Lavish, decadent, and seductive, The Great Gatsby as a film is, at least at first, as irresistible to the eye and to the senses as the character Gatsby and his world are to the story’s narrator, Nick Carraway. It’s exactly what the trailers promise it to be and what any fan of director Baz Luhrmann’s previous films — Romeo + Juliet, Moulin Rouge, and Australia — would expect.
It’s also strikingly uneven. Its first half pulses with energy fueled by Luhrmann’s trademark visual flair and the Jazz Age’s contemporary musical analogue, hip-hop, while its second half moves in fits and stutters, eventually slowing to a listless, anticlimactic crawl to the finish, leaving this yet another well-meaning but flawed cinematic effort at adapting F. Scott Fitzgerald’s classic novel.

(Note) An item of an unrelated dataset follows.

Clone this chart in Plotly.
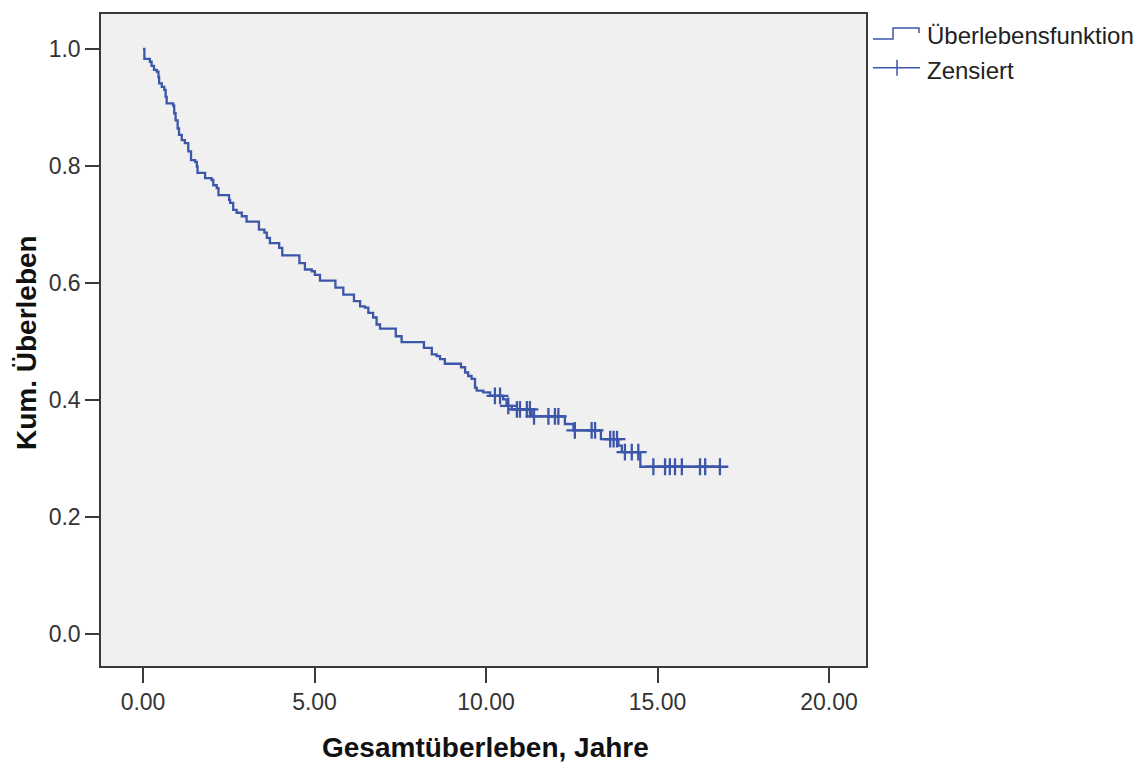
import numpy as np
import plotly.graph_objects as go

# Kaplan-Meier estimate: event times (years) and survival right after each event
event_times = [
    0.04, 0.20, 0.25, 0.32, 0.40, 0.45, 0.47, 0.55, 0.62, 0.66, 0.69, 0.88,
    0.91, 0.95, 1.01, 1.05, 1.13, 1.22, 1.32, 1.40, 1.52, 1.57, 1.59, 1.81,
    2.00, 2.05, 2.15, 2.20, 2.51, 2.54, 2.63, 2.73, 2.88, 3.02, 3.38, 3.54,
    3.61, 3.70, 3.97, 4.06, 4.56, 4.72, 4.92, 5.01, 5.16, 5.61, 5.84, 6.15,
    6.33, 6.47, 6.57, 6.71, 6.81, 6.91, 7.37, 7.54, 8.19, 8.42, 8.56, 8.66,
    8.80, 9.27, 9.39, 9.48, 9.58, 9.68, 9.73, 9.92, 10.12, 10.50, 10.60, 10.75,
    11.33, 12.30, 12.55, 13.35, 13.86, 13.96, 14.50,
]
survival = [
    0.983, 0.978, 0.971, 0.964, 0.961, 0.952, 0.941, 0.935, 0.930, 0.918, 0.907, 0.903,
    0.890, 0.878, 0.864, 0.853, 0.844, 0.839, 0.825, 0.810, 0.807, 0.799, 0.788, 0.779,
    0.776, 0.767, 0.762, 0.750, 0.742, 0.737, 0.725, 0.720, 0.714, 0.705, 0.691, 0.686,
    0.677, 0.668, 0.660, 0.647, 0.634, 0.623, 0.620, 0.614, 0.604, 0.592, 0.580, 0.569,
    0.560, 0.558, 0.549, 0.541, 0.529, 0.522, 0.509, 0.499, 0.489, 0.478, 0.475, 0.470,
    0.462, 0.456, 0.447, 0.441, 0.436, 0.421, 0.416, 0.413, 0.407, 0.401, 0.390, 0.384,
    0.372, 0.359, 0.348, 0.333, 0.322, 0.311, 0.286,
]
# Censored observations (years)
censor_times = [
    10.26, 10.41, 10.65, 10.90, 10.99, 11.19, 11.28, 11.40, 11.82, 12.01, 12.11,
    12.59, 13.08, 13.18, 13.62, 13.72, 13.82, 14.05, 14.25, 14.44, 14.88, 15.22,
    15.36, 15.51, 15.71, 16.24, 16.39, 16.82,
]

x_ticks = [0, 5, 10, 15, 20]
x_tick_labels = ["0.00", "5.00", "10.00", "15.00", "20.00"]
y_ticks = [0.0, 0.2, 0.4, 0.6, 0.8, 1.0]
y_tick_labels = ["0.0", "0.2", "0.4", "0.6", "0.8", "1.0"]

BLUE = "rgb(60,86,170)"
FRAME = "#3a3a3a"
W, H = 1142, 763
L, R, T, B = 101, 866, 12, 666  # plot frame in pixels


def px(xp):
    return (xp - L) / (R - L)


def py(yp):
    return (B - yp) / (B - T)


ev_t = np.asarray(event_times)
ev_s = np.asarray(survival)
c_t = np.asarray(censor_times)

# step line from time 0 to the last observation
line_x = np.concatenate([[0.0], ev_t, [c_t.max()]])
line_y = np.concatenate([[1.0], ev_s, [ev_s[-1]]])

# survival level at each censoring time
idx = np.searchsorted(ev_t, c_t, side="right") - 1
c_s = np.where(idx >= 0, ev_s[np.clip(idx, 0, None)], 1.0)

fig = go.Figure()
fig.add_trace(go.Scatter(
    x=line_x, y=line_y, mode="lines", line=dict(color=BLUE, width=2.3, shape="hv"),
    showlegend=False, hoverinfo="skip",
))
fig.add_trace(go.Scatter(
    x=c_t, y=c_s, mode="markers",
    marker=dict(symbol="cross-thin", size=12, line=dict(color=BLUE, width=2.3)),
    showlegend=False, hoverinfo="skip",
))

# legend drawn by hand: step icon and censor icon
shapes = [
    dict(type="path", xref="paper", yref="paper",
         path=(f"M {px(873)} {py(37)} L {px(893)} {py(37)} L {px(893)} {py(26)} "
               f"L {px(919)} {py(26)} L {px(919)} {py(31)}"),
         line=dict(color=BLUE, width=1.5)),
    dict(type="line", xref="paper", yref="paper",
         x0=px(873), x1=px(920), y0=py(66), y1=py(66),
         line=dict(color=BLUE, width=1.5)),
    dict(type="line", xref="paper", yref="paper",
         x0=px(897), x1=px(897), y0=py(58), y1=py(74),
         line=dict(color=BLUE, width=1.5)),
]

txt = dict(family="Liberation Sans, Arial, sans-serif", color="#222222")
annotations = [
    dict(text="Überlebensfunktion", x=px(925), y=py(34), xref="paper", yref="paper",
         xanchor="left", yanchor="middle", showarrow=False, font=dict(size=24, **txt)),
    dict(text="Zensiert", x=px(925), y=py(69), xref="paper", yref="paper",
         xanchor="left", yanchor="middle", showarrow=False, font=dict(size=24, **txt)),
    dict(text="<b>Gesamtüberleben, Jahre</b>", x=px(485), y=py(748), xref="paper",
         yref="paper", xanchor="center", yanchor="middle", showarrow=False,
         font=dict(size=28, family="Liberation Sans, Arial, sans-serif", color="#111111")),
    dict(text="<b>Kum. Überleben</b>", x=px(27), y=py(342), xref="paper", yref="paper",
         xanchor="center", yanchor="middle", textangle=-90, showarrow=False,
         font=dict(size=28, family="Liberation Sans, Arial, sans-serif", color="#111111")),
]

fig.update_layout(
    width=W, height=H, autosize=False,
    margin=dict(l=L, r=W - R, t=T, b=H - B, pad=0),
    paper_bgcolor="white", plot_bgcolor="#f0f0f0",
    shapes=shapes, annotations=annotations, showlegend=False,
)
fig.update_xaxes(
    range=[(L - 143) / 34.3, (R - 143) / 34.3],
    tickvals=x_ticks, ticktext=x_tick_labels,
    ticks="outside", ticklen=15, tickwidth=1.5, tickcolor=FRAME,
    showline=True, mirror=True, linecolor=FRAME, linewidth=1.5,
    showgrid=False, zeroline=False,
    tickfont=dict(size=23, family="Liberation Sans, Arial", color="#333333"),
)
fig.update_yaxes(
    range=[(634 - B) / 587, (634 - T) / 587],
    tickvals=y_ticks, ticktext=y_tick_labels,
    ticks="outside", ticklen=14, tickwidth=1.5, tickcolor=FRAME,
    showline=True, mirror=True, linecolor=FRAME, linewidth=1.5,
    showgrid=False, zeroline=False,
    tickfont=dict(size=23, family="Liberation Sans, Arial", color="#333333"),
)

fig.write_html("out.html")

If you’ve read the novel at any point in your life, you know the story. World War I veteran and Yale grad Nick Carraway (Tobey Maguire) leaves behind his memories of the war and his home in the Midwest for New York City and the promise of wealth in the bond market. He takes up residence in an old, forgotten cottage in the Long Island village of West Egg, next door to the outrageously grand estate of the mysterious and reclusive Jay Gatsby (Leonardo DiCaprio), while also re-kindling his friendship with his second cousin Daisy (Carey Mulligan) and her husband, Tom Buchanan (Joel Edgerton), who live across the bay in East Egg, home of Long Island’s old money elite.

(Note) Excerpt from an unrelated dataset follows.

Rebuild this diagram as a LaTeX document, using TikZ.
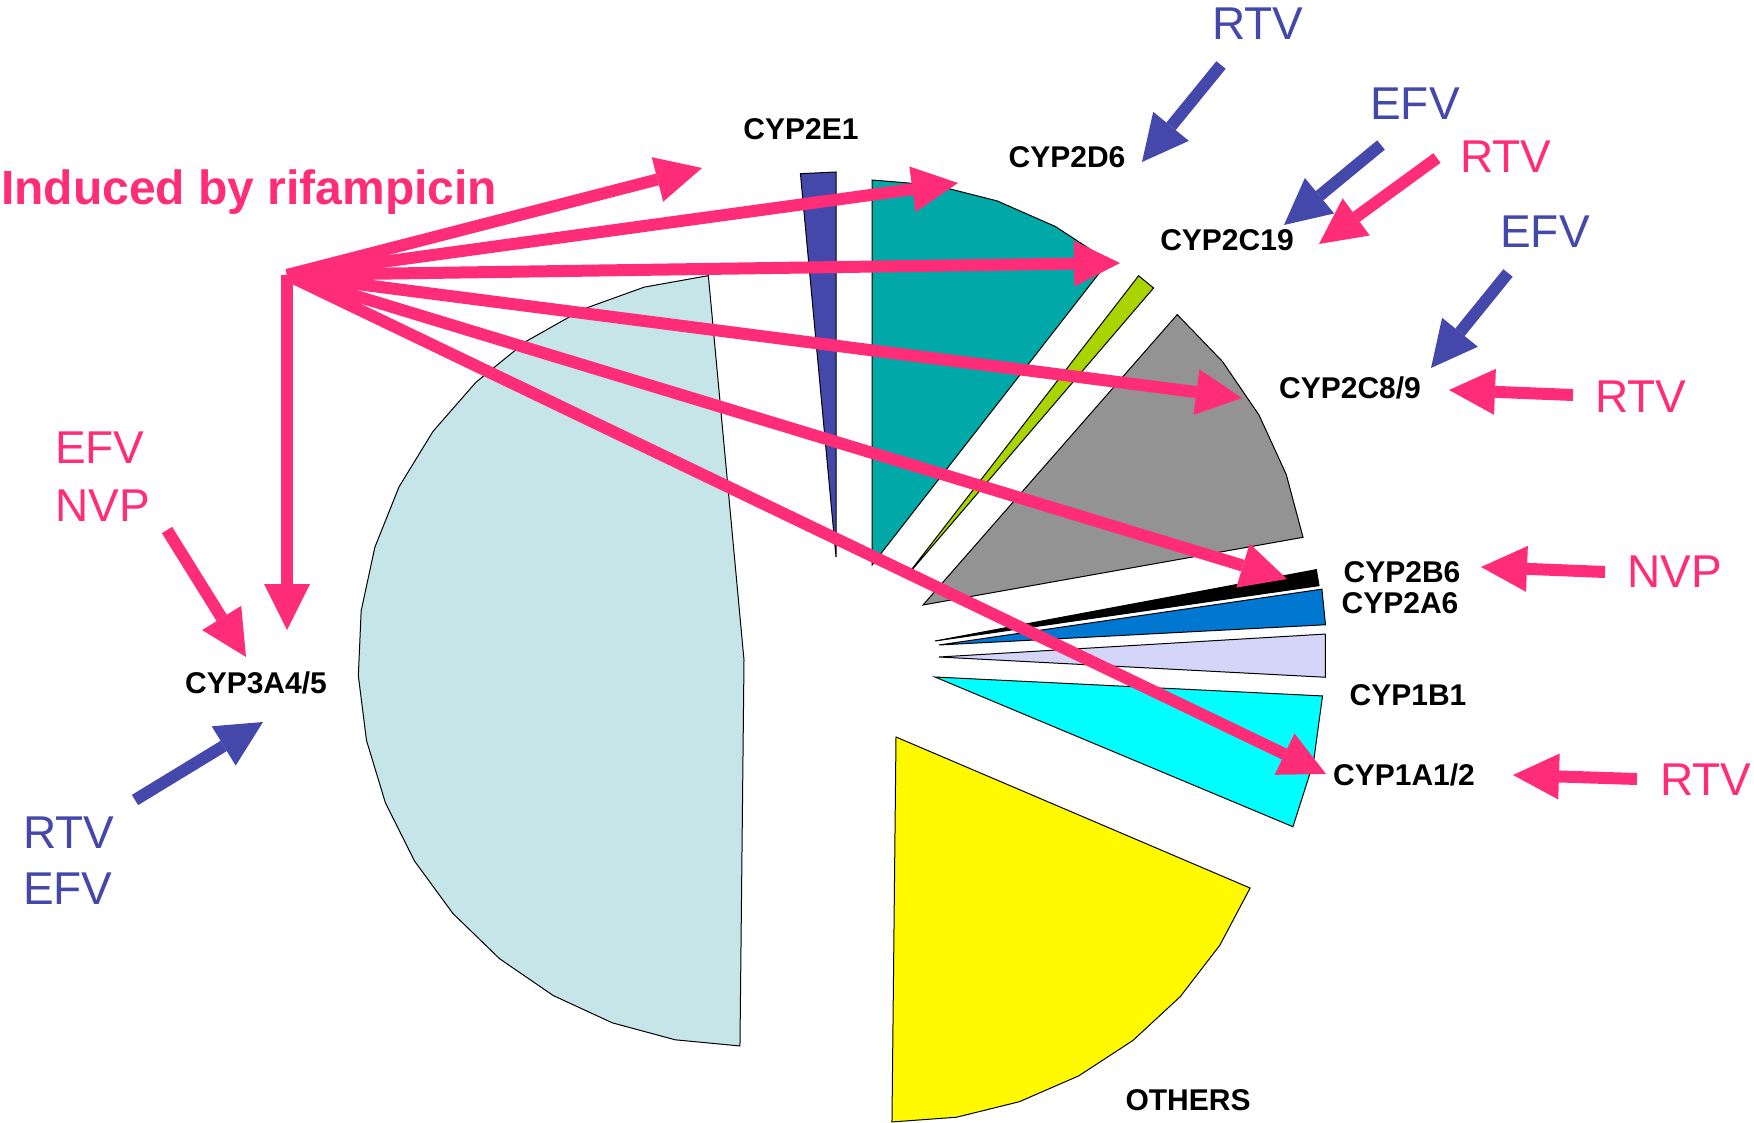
\documentclass[tikz,border=0pt]{standalone}
\usepackage{fontspec}
\setmainfont{Liberation Sans}
\usetikzlibrary{arrows.meta}
\definecolor{pinkc}{RGB}{255,45,120}
\definecolor{bluec}{RGB}{68,72,170}
\definecolor{lightb}{RGB}{197,229,232}
\definecolor{tealc}{RGB}{0,168,168}
\definecolor{greenc}{RGB}{170,212,0}
\definecolor{grayc}{RGB}{147,147,147}
\definecolor{bluea}{RGB}{0,119,208}
\definecolor{lavc}{RGB}{213,213,250}
\definecolor{cyanc}{RGB}{0,255,255}
\definecolor{yellc}{RGB}{255,250,0}
% colour, cx, cy, r, start angle, end angle, samples
\newcommand{\pieslice}[7]{%
  \filldraw[slice,fill=#1] (#2,#3) -- plot[domain=#5:#6,samples=#7] ({#2+#4*cos(\x)},{#3-#4*sin(\x)}) -- cycle;}
\begin{document}
\begin{tikzpicture}[x=1pt,y=-1pt,
  slice/.style={draw=black,line width=1pt,line join=miter},
  ind/.style={draw=pinkc,line width=12pt,-{Triangle[length=46pt,width=46pt,line width=0pt]}},
  inh/.style={draw=bluec,line width=12pt,-{Triangle[length=46pt,width=46pt,line width=0pt]}},
  cyp/.style={font=\fontsize{30}{36}\selectfont\bfseries,inner sep=0pt,anchor=base},
  drugP/.style={text=pinkc,font=\fontsize{46}{52}\selectfont,inner sep=0pt,anchor=base},
  drugB/.style={text=bluec,font=\fontsize{46}{52}\selectfont,inner sep=0pt,anchor=base}]
\useasboundingbox[fill=white] (0,0) rectangle (1754,1123);

% pie slices
\pieslice{lightb}{744}{660}{386}{95.3}{269.4}{19}
\pieslice{bluec}{836}{557}{385}{90}{95.3}{2}
\pieslice{tealc}{872}{565}{385}{52.1}{90}{5}
\pieslice{greenc}{905}{578}{382}{49.4}{52.3}{2}
\pieslice{grayc}{923}{605}{386}{10.1}{48.8}{5}
\pieslice{black}{935}{641}{388}{8.2}{10.6}{2}
\pieslice{bluea}{939}{645}{387}{3.0}{8.3}{2}
\pieslice{lavc}{939}{657}{387}{-3.0}{3.4}{2}
\pieslice{cyanc}{935}{677}{388}{-22.7}{-2.8}{3}
\pieslice{yellc}{896}{737}{385}{-90.6}{-23.1}{8}

% labels
\node[cyp] (e1) at (801,140) {CYP2E1};
\node[cyp] (d6) at (1067,168) {CYP2D6};
\node[cyp] (c19) at (1227,251) {CYP2C19};
\node[cyp] (c89) at (1350,398) {CYP2C8/9};
\node[cyp] (b6) at (1402,582) {CYP2B6};
\node[cyp] (a6) at (1400,613) {CYP2A6};
\node[cyp] (b1) at (1408,705) {CYP1B1};
\node[cyp] (a12) at (1404,785) {CYP1A1/2};
\node[cyp] (a45) at (256,693) {CYP3A4/5};
\node[cyp] (oth) at (1188,1110) {OTHERS};

\node[text=pinkc,font=\fontsize{48}{54}\selectfont\bfseries,inner sep=0pt,anchor=base west] (rif) at (1,205) {Induced by rifampicin};

\node[drugB] (rtv1) at (1258,40) {RTV};
\node[drugB] (efv1) at (1415,120) {EFV};
\node[drugP] (rtv2) at (1506,173) {RTV};
\node[drugB] (efv2) at (1545,248) {EFV};
\node[drugP] (rtv3) at (1641,412) {RTV};
\node[drugP] (nvp1) at (1675,587) {NVP};
\node[drugP] (rtv4) at (1706,795) {RTV};
\node[drugP,anchor=base west] (efv3) at (55,463) {EFV};
\node[drugP,anchor=base west] (nvp2) at (55,521) {NVP};
\node[drugB,anchor=base west] (rtv5) at (23,848) {RTV};
\node[drugB,anchor=base west] (efv4) at (23,904) {EFV};

% arrow end points
\coordinate (S) at (287,275);
\coordinate (t1) at (702,168);
\coordinate (t2) at (958,183);
\coordinate (t3) at (1120,263);
\coordinate (t4) at (1242,398);
\coordinate (t5) at (1287,579);
\coordinate (t6) at (1326,774);
\coordinate (t7) at (287,630);

\coordinate (a1s) at (1221,65);   \coordinate (a1e) at (1142,162);
\coordinate (a2s) at (1381,145);  \coordinate (a2e) at (1284,225);
\coordinate (a3s) at (1437,158);  \coordinate (a3e) at (1319,244);
\coordinate (a4s) at (1508,273);  \coordinate (a4e) at (1431,368);
\coordinate (a5s) at (1573,395);  \coordinate (a5e) at (1449,390);
\coordinate (a6s) at (1605,572);  \coordinate (a6e) at (1481,567);
\coordinate (a7s) at (1637,779);  \coordinate (a7e) at (1513,775);
\coordinate (a8s) at (167,530);   \coordinate (a8e) at (246,657);
\coordinate (a9s) at (135,800);   \coordinate (a9e) at (263,722);

% rifampicin fan
\draw[ind] (S) -- (t1);
\draw[ind] (S) -- (t2);
\draw[ind] (S) -- (t3);
\draw[ind] (S) -- (t4);
\draw[ind] (S) -- (t5);
\draw[ind] (S) -- (t6);
\draw[ind] (S) -- (t7);

% drug arrows
\draw[inh] (a1s) -- (a1e);
\draw[inh] (a2s) -- (a2e);
\draw[ind] (a3s) -- (a3e);
\draw[inh] (a4s) -- (a4e);
\draw[ind] (a5s) -- (a5e);
\draw[ind] (a6s) -- (a6e);
\draw[ind] (a7s) -- (a7e);
\draw[ind] (a8s) -- (a8e);
\draw[inh] (a9s) -- (a9e);
\end{tikzpicture}
\end{document}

Soon Nick finds himself drawn into the intrigues of West and East Egg, into the Buchanan’s marital troubles, Tom’s affair with Myrtle Wilson, and most importantly into the world of Gatsby, who beyond all his extravagant wealth, behind his well-practiced mannerisms and expressions befitting ‘an Oxford man’, is fueled by the hope that by sheer force of will he can recreate the past and take back the love he was forced to part with by the War, the love of his life, Daisy. It’s a timeless story of love, dreams, and obsession leading to tragedy and loss, set within a time and place in America where wealth was abundant and seemed to corrupt almost all that it touched, and that’s all here in Luhrmann’s film. It doesn’t all work, but it is all here.
Fans of the novel might be surprised at just how much of Fitzgerald’s actual text makes it into the film. In fact, part of the reason the film loses dramatic steam and peters out by the end is the overuse of Maguire narrating over montages as both Carraway AND Fitzgerald. The last 30 minutes might even be mistaken for Maguire reading an audiobook version of the novel, rather than actually playing a role in a film. Fitzgerald’s prose loses none of its power, but the events depicted in that prose might have benefited more from being fleshed out into full scenes, rather than receiving the montage treatment.

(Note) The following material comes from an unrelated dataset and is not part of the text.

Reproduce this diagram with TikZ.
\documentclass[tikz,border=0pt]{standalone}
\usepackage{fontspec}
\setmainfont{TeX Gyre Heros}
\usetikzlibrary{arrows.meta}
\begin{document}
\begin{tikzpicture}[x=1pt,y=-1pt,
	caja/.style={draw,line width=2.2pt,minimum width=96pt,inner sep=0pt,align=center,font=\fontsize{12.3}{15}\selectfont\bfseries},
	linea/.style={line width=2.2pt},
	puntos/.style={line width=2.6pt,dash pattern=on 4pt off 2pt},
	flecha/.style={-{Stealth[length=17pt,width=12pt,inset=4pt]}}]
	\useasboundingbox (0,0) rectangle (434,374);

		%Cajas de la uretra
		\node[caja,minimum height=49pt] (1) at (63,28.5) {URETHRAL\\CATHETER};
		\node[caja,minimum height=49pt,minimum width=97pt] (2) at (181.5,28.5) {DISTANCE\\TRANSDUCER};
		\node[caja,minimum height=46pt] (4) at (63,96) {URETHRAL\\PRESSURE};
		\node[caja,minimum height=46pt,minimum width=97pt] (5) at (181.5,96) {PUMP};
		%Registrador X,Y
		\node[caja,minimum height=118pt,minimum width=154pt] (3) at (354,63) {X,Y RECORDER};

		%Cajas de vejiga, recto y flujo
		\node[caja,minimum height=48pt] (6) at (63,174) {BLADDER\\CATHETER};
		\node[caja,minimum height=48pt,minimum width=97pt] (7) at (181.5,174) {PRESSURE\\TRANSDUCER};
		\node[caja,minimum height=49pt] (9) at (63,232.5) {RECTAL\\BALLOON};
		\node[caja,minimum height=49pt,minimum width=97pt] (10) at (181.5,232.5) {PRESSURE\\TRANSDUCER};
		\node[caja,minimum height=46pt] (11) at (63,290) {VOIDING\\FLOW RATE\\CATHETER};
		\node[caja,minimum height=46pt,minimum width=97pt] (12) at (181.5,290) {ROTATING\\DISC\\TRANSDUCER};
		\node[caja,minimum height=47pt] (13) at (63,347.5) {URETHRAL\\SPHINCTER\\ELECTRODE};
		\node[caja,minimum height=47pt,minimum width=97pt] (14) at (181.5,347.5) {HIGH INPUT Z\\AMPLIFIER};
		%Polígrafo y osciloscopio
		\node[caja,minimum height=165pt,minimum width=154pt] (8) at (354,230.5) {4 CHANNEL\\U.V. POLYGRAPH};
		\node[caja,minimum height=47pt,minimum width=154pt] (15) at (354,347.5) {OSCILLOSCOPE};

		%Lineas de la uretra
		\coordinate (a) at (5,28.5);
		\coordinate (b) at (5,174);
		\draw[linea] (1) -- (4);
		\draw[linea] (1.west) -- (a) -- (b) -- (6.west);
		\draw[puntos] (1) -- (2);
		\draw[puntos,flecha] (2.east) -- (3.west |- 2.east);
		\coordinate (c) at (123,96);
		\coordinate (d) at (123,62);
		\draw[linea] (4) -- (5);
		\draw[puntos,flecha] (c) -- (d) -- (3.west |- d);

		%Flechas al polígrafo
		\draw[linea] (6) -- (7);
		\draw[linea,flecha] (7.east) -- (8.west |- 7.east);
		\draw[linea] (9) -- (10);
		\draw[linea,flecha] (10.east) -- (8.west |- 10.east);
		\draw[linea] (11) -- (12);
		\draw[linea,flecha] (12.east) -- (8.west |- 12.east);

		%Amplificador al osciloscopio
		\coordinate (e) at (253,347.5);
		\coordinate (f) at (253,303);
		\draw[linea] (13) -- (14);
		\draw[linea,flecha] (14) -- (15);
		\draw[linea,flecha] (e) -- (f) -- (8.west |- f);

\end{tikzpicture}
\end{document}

As usual, DiCaprio delivers a memorable portrayal of Gatsby, one with far more emotional highs and lows, more visually distinct idiosyncrasies and complexity than that of Robert Redford in the 1974 film adaptation of Gatsby. In particular, DiCaprio works hard to bring out Gatsby’s desperate need for artifice while still keeping him relatable and sympathetic. He’s a dreamer, a boy playing at being a Master of the Universe, and he gets away with it as long as he keeps himself concealed by the stuff of dreams and apart from the close gaze of real people.
The other real standout cast member here is Edgerton, playing the boorish, elitist Tom Buchanan as Gatsby’s opposite in every meaningful way. He’s not a full-on mustache-twisting heavy here, but he represents all that Fitzgerald perceived as wrong-minded about those possessed of “old money”, the prejudices, the arrogance, the virulent distaste for the nouveau riche who would dare pretend to be their equals just because they’ve made money. Add to that Edgerton’s physical presence and suddenly he’s the rich, privileged jock you hated with all your guts back in prep school, the one who could stuff you in a locker with 20 other students looking on and then have his parents buy him out of the suspension. Yes, you’ll hate him that much.
All in all, it’s not terrible in the least. It’s even quite brilliant in parts, particularly with the large scale flapper musical numbers and the occasional funny juxtapositions of modern day hip-hop for jazz in some of the more extravagant displays of wealth throughout the film. It’s perhaps the best one could ever hope for in terms of adaptation of this particular story.
But it’s not good enough to stand in the same league with Luhrmann’s other masterful works of theater and staging. In comparison, The Great Gatsby is simply playing at greatness.
Score: 3 out of 5
The Great Gatsby
Starring Leonardo DiCaprio, Tobey Maguire, Carey Mulligan, Joel Edgerton, Isla Fisher, Jason Clarke. Directed by Baz Luhrmann.
Running Time: 143 minutes
Rated PG-13 for some violent images, sexual content, smoking, partying and brief language.